**Information shown:**
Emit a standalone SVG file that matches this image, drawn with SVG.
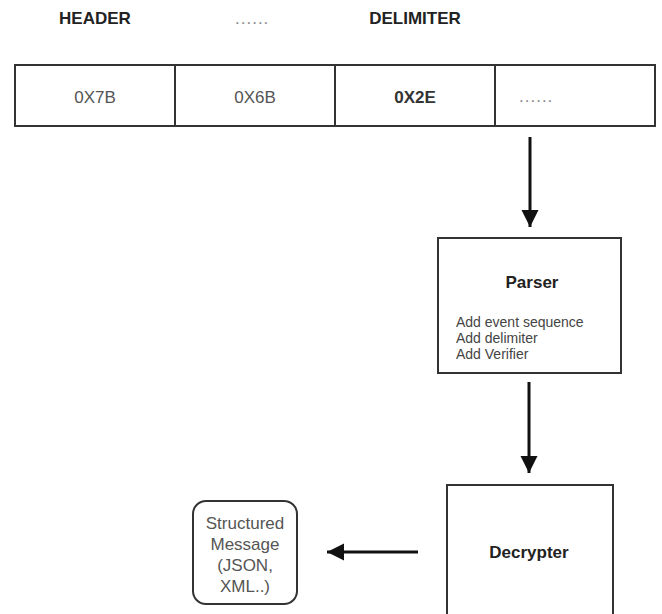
<svg xmlns="http://www.w3.org/2000/svg" width="662" height="614" viewBox="0 0 662 614">
<style>
  text { font-family: "Liberation Sans", Arial, sans-serif; }
  .lbl { font-size: 17px; font-weight: bold; fill: #222; text-anchor: middle; }
  .cell { font-size: 17px; fill: #555; text-anchor: middle; }
  .dots { font-size: 17px; fill: #888; letter-spacing: 1px; }
  .box { fill: #fff; stroke: #333; stroke-width: 2; }
  .title { font-size: 17px; font-weight: bold; fill: #222; text-anchor: middle; }
  .small { font-size: 14px; fill: #444; }
  .msg { font-size: 17px; fill: #555; text-anchor: middle; }
  .conn { stroke: #111; stroke-width: 3; fill: none; }
</style>
<defs>
  <marker id="arrow" markerUnits="userSpaceOnUse" markerWidth="18" markerHeight="18" refX="17" refY="8.5" orient="auto">
    <path d="M0,0 L17,8.5 L0,17 z" fill="#111"/>
  </marker>
</defs>
<rect width="662" height="614" fill="#fff"/>

<g id="labels">
  <text class="lbl" x="95" y="24">HEADER</text>
  <text class="dots" x="235" y="24" style="font-weight:normal">......</text>
  <text class="lbl" x="415" y="24">DELIMITER</text>
</g>

<g id="byte-row">
  <rect class="box" x="15" y="65" width="640" height="61"/>
  <line x1="175" y1="65" x2="175" y2="126" stroke="#333" stroke-width="2"/>
  <line x1="335" y1="65" x2="335" y2="126" stroke="#333" stroke-width="2"/>
  <line x1="495" y1="65" x2="495" y2="126" stroke="#333" stroke-width="2"/>
  <text class="cell" x="95" y="103">0X7B</text>
  <text class="cell" x="255" y="103">0X6B</text>
  <text class="cell" x="415" y="103" style="font-weight:bold;fill:#333">0X2E</text>
  <text class="dots" x="519" y="102">......</text>
</g>

<g id="parser">
  <rect class="box" x="438" y="238" width="183" height="135"/>
  <text class="title" x="532" y="288">Parser</text>
  <text class="small" x="456" y="327">Add event sequence</text>
  <text class="small" x="456" y="343">Add delimiter</text>
  <text class="small" x="456" y="359">Add Verifier</text>
</g>

<g id="decrypter">
  <rect class="box" x="447" y="485" width="166" height="140"/>
  <text class="title" x="529" y="558">Decrypter</text>
</g>

<g id="structured-message">
  <rect class="box" x="193" y="501" width="104" height="103" rx="13" ry="13"/>
  <text class="msg" x="245" y="529">Structured</text>
  <text class="msg" x="245" y="550">Message</text>
  <text class="msg" x="245" y="571">(JSON,</text>
  <text class="msg" x="245" y="592">XML..)</text>
</g>

<g id="connectors">
  <line class="conn" x1="530" y1="137" x2="530" y2="227" marker-end="url(#arrow)"/>
  <line class="conn" x1="529" y1="382" x2="529" y2="473" marker-end="url(#arrow)"/>
  <line class="conn" x1="418" y1="552" x2="327" y2="552" marker-end="url(#arrow)"/>
</g>
</svg>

**Work to complete:**
Produce an exact copy of each line of data, skipping embedded images.

**Result below:**
Emit a standalone SVG file that matches this image, drawn with SVG.
<svg xmlns="http://www.w3.org/2000/svg" width="662" height="614" viewBox="0 0 662 614">
<style>
  text { font-family: "Liberation Sans", Arial, sans-serif; }
  .lbl { font-size: 17px; font-weight: bold; fill: #222; text-anchor: middle; }
  .cell { font-size: 17px; fill: #555; text-anchor: middle; }
  .dots { font-size: 17px; fill: #888; letter-spacing: 1px; }
  .box { fill: #fff; stroke: #333; stroke-width: 2; }
  .title { font-size: 17px; font-weight: bold; fill: #222; text-anchor: middle; }
  .small { font-size: 14px; fill: #444; }
  .msg { font-size: 17px; fill: #555; text-anchor: middle; }
  .conn { stroke: #111; stroke-width: 3; fill: none; }
</style>
<defs>
  <marker id="arrow" markerUnits="userSpaceOnUse" markerWidth="18" markerHeight="18" refX="17" refY="8.5" orient="auto">
    <path d="M0,0 L17,8.5 L0,17 z" fill="#111"/>
  </marker>
</defs>
<rect width="662" height="614" fill="#fff"/>

<g id="labels">
  <text class="lbl" x="95" y="24">HEADER</text>
  <text class="dots" x="235" y="24" style="font-weight:normal">......</text>
  <text class="lbl" x="415" y="24">DELIMITER</text>
</g>

<g id="byte-row">
  <rect class="box" x="15" y="65" width="640" height="61"/>
  <line x1="175" y1="65" x2="175" y2="126" stroke="#333" stroke-width="2"/>
  <line x1="335" y1="65" x2="335" y2="126" stroke="#333" stroke-width="2"/>
  <line x1="495" y1="65" x2="495" y2="126" stroke="#333" stroke-width="2"/>
  <text class="cell" x="95" y="103">0X7B</text>
  <text class="cell" x="255" y="103">0X6B</text>
  <text class="cell" x="415" y="103" style="font-weight:bold;fill:#333">0X2E</text>
  <text class="dots" x="519" y="102">......</text>
</g>

<g id="parser">
  <rect class="box" x="438" y="238" width="183" height="135"/>
  <text class="title" x="532" y="288">Parser</text>
  <text class="small" x="456" y="327">Add event sequence</text>
  <text class="small" x="456" y="343">Add delimiter</text>
  <text class="small" x="456" y="359">Add Verifier</text>
</g>

<g id="decrypter">
  <rect class="box" x="447" y="485" width="166" height="140"/>
  <text class="title" x="529" y="558">Decrypter</text>
</g>

<g id="structured-message">
  <rect class="box" x="193" y="501" width="104" height="103" rx="13" ry="13"/>
  <text class="msg" x="245" y="529">Structured</text>
  <text class="msg" x="245" y="550">Message</text>
  <text class="msg" x="245" y="571">(JSON,</text>
  <text class="msg" x="245" y="592">XML..)</text>
</g>

<g id="connectors">
  <line class="conn" x1="530" y1="137" x2="530" y2="227" marker-end="url(#arrow)"/>
  <line class="conn" x1="529" y1="382" x2="529" y2="473" marker-end="url(#arrow)"/>
  <line class="conn" x1="418" y1="552" x2="327" y2="552" marker-end="url(#arrow)"/>
</g>
</svg>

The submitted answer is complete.